Il convient de souligner que l’application combinée du CSA et de législations spéciales suscite des questions de cohérence, notamment dans le secteur financier, telles que :

  1. la loi du 3 août 2012 relative aux organismes de placement collectif ;
  2. la loi du 19 avril 2014 relative aux organismes de placement collectif alternatifs et à leurs gestionnaires ; ou encore
  3. la loi du 11 mars 2018 relative au statut et au contrôle des établissements de paiement et des établissements de monnaie électronique.

a) La société unipersonnelle

Le CSA prévoit désormais qu’une société peut être constituée par une seule personne physique ou morale, à l’exception des sociétés coopératives et simples.

Or, certaines lois de contrôle régissant les établissements de paiement et les établissements électroniques, les sociétés de gestion de portefeuille et de conseil en investissement ainsi que les établissements de crédit et les sociétés de bourse, émettent une interdiction formelle, à l’égard de ces types de sociétés, d’être constituée sous la forme d’une société unipersonnelle (ancienne SPRLU). Les travaux préparatoires de ces lois de contrôle justifient généralement cette restriction par le fait qu’une société unipersonnelle n’offrirait pas de garanties suffisantes sur le plan financier et sur le plan de la direction, lequel exige qu’au moins deux personnes soient impliquées dans la gestion de la société.

b) La suppression du capital dans la SRL

Comme précédemment mentionné, le législateur a pris la décision de supprimer l’exigence du capital social pour la SRL, au profit d’une approche plus en phase avec la réalité économique, basée sur l’obligation d’avoir des « capitaux suffisants ».

Or, tant les établissements de paiement que les établissements de monnaie électronique peuvent être constitués sous la forme d’une SRL (anciennement, SPRL). Néanmoins, la loi de contrôle régissant ces deux types d’établissements dispose qu’ils doivent, au moment de la demande d’agrément, disposer d’un capital minimum de : (i) 350.000 EUR pour les établissements de monnaie électronique et de (ii) 20.000 EUR à 125.000 EUR pour les établissements de paiement.

Force est de constater la complexité d’adapter de manière appropriée les dispositions spécifiques relatives aux établissements de paiement et établissements de monnaie électronique à la structure de la SRL.

c) La structure de gouvernance

Chaque entreprise d’assurance, quelle que soit sa forme juridique, est tenue de constituer un comité de direction. A la différence du conseil de direction prévu dans le CSA, les compétences du comité de direction ne proviennent pas de la loi mais d’une délégation de pouvoirs émanant du conseil d’administration.

Les membres du comité de direction doivent être des personnes physiques. Un minimum de trois d’entre eux doit être administrateurs, garantissant ainsi le lien avec le conseil d’administration.

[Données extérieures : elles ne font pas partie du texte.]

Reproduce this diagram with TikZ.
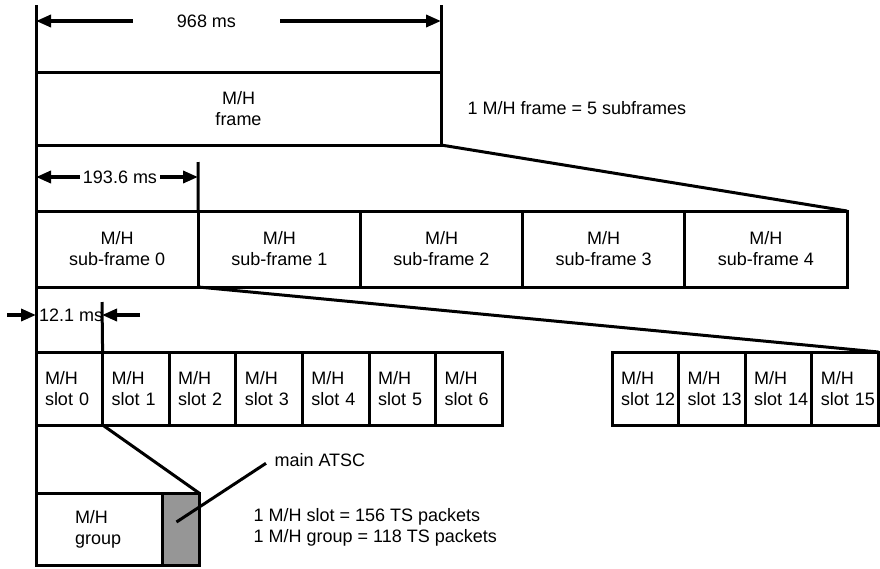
\documentclass[tikz,border=0pt]{standalone}
\usepackage{fontspec}
\setmainfont{Liberation Sans}
\usetikzlibrary{arrows.meta,positioning,calc}
\definecolor{MainGrey}{RGB}{150,150,150}

\begin{document}
\begin{tikzpicture}[
    x=1pt, y=-1pt,
    node distance=0pt,
    every node/.style={font=\fontsize{18}{21}\selectfont},
    tbox/.style={draw, line width=3pt, inner sep=0pt, outer sep=0pt, align=center},
    slotbox/.style={tbox, minimum width=66.6pt, minimum height=73pt, inner xsep=9pt, text width=48.6pt, align=left},
    sfbox/.style={tbox, minimum width=162.2pt, minimum height=76pt},
    bline/.style={line width=3pt},
    dimarr/.style={-{Triangle[length=15pt,width=12pt]}, line width=3.5pt}
  ]
    \useasboundingbox (0,0) rectangle (880,568);

    % frame
    \node[tbox, minimum width=405pt, minimum height=73pt, anchor=north west] (frame) at (36,72) {M/H\\frame};
    \node[anchor=west] (fnote) at (464,108) {1 M/H frame = 5 subframes};

    % sub-frames
    \node[sfbox, anchor=north west] (sf0) at (36,211) {M/H\\sub-frame 0};
    \foreach \i [count=\j from 0] in {1,...,4}
      \node[sfbox, right=of sf\j] (sf\i) {M/H\\sub-frame \i};

    % slots
    \node[slotbox, anchor=north west] (slot0) at (36,352) {M/H\\slot~0};
    \foreach \i [count=\j from 0] in {1,...,6}
      \node[slotbox, right=of slot\j] (slot\i) {M/H\\slot~\i};
    \node[slotbox, anchor=north west] (slot12) at (612,352) {M/H\\slot~12};
    \foreach \i [count=\j from 12] in {13,14,15}
      \node[slotbox, right=of slot\j] (slot\i) {M/H\\slot~\i};

    % group
    \node[tbox, minimum width=126pt, minimum height=72pt, anchor=north west, inner xsep=39pt, text width=48pt, align=left] (group) at (36,493) {M/H\\group};
    \node[tbox, fill=MainGrey, minimum width=37pt, minimum height=72pt, right=of group] (main) {};

    % dimension lines
    \coordinate (topL) at (36,5);
    \coordinate (topR) at (441,5);
    \coordinate (m1) at (198,162);
    \coordinate (m2) at (102,302);
    \draw[bline] (topL) -- (group.south west);
    \draw[bline] (topR) -- (frame.north east);
    \draw[bline] (m1) -- (sf0.north east);
    \draw[bline] (m2) -- (slot0.north east);

    \node[minimum width=147pt, inner sep=0pt] (d968) at (206.5,21) {968 ms};
    \draw[dimarr] (d968.west) -- (d968.west -| topL);
    \draw[dimarr] (d968.east) -- (d968.east -| topR);

    \node[inner xsep=3pt, inner ysep=0pt] (d1936) at (120,177) {193.6 ms};
    \draw[dimarr] (d1936.west) -- (d1936.west -| topL);
    \draw[dimarr] (d1936.east) -- (d1936.east -| m1);

    \node[anchor=west, inner sep=0pt] (d121) at (39,315) {12.1 ms};
    \coordinate (l121) at (7,315);
    \coordinate (r121) at (140,315);
    \draw[dimarr] (l121) -- (l121 -| topL);
    \draw[dimarr] (r121) -- (r121 -| m2);

    % zoom lines
    \draw[bline] (frame.south east) -- (sf4.north east);
    \draw[bline] (sf0.south east) -- (slot15.north east);
    \draw[bline] (slot0.south east) -- (main.north east);

    % notes
    \node[anchor=west] (atsc) at (271,460) {main ATSC};
    \draw[bline, shorten >=6pt] ($(main.center)+(-4,-7)$) -- (atsc.west);
    \node[anchor=west, align=left] (pnote) at (250,527) {1 M/H slot = 156 TS packets\\1 M/H group = 118 TS packets};
\end{tikzpicture}
\end{document}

Cependant, l’introduction du CSA par le législateur a abouti à la suppression des comités de direction dans les SA. Depuis lors, ces sociétés ne sont plus autorisées à instaurer de nouveaux comités de direction. Elles disposent jusqu’au 1er janvier 2024 pour se conformer à cette disposition.

Il convient de noter que bien que la suppression des comités de direction ne s’applique pas au secteur financier, où certains comités de direction demeurent obligatoires en vertu de leur loi de contrôle, cette incohérence soulève des interrogations.

d) La suppression de la société en commandite par actions

En vertu des lois spéciales qui les régissent, les sociétés d’investissement, sociétés d’investissement en créances (SIC), sociétés immobilières réglementées publiques (SIRP) et institutionnelles (SIRI), ainsi que les organismes de placement collectif privé à nombre fixe de parts (PRICAFS) ont la possibilité d’adopter la forme juridique d’une société en commandite par actions (SCA). Ces sociétés ont souvent opté pour cette forme car elle offre une grande stabilité vis-à-vis de leur gérant statutaire.

Toutefois, cette forme juridique sera obsolète à compter du 1er janvier 2024. Par conséquent, ces sociétés devront procéder à leur transformation en SA (avec un administrateur unique, ou non). Il est recommandé aux SCA d’opter pour le régime de la SA avec un administrateur unique afin d’aboutir à un régime quasi-identique.

b. Entreprises publiques (fédérales, régionales, communales,…)

L’application combinée du CSA et des législations spéciales suscite également des questions de cohérence dans le secteur public, notamment au regard des :

  1. Structures de gouvernance (duale, moniste) ;
  2. Statut (salarié, indépendant,…) des membres des organes de gouvernance ;
  3. Délégations de pouvoir ;
  4. Interactions du CSA avec certains décrets régionaux :
    • Concernant la Région wallonne (Code de la démocratie locale et de la décentralisation ; statut de l’administrateur public ; marché régional de gaz et de l’électricité ;…) ;
    • Concernant la Région de Bruxelles-Capitale (transparence et gouvernance dans les mandats publics ; administration dans les institutions bruxelloises, …) ; et
    • Concernant la Région flamande (décret relatif à l’harmonisation des émoluments des administrateurs d’entreprises publiques qui relèvent de la Région flamande,…).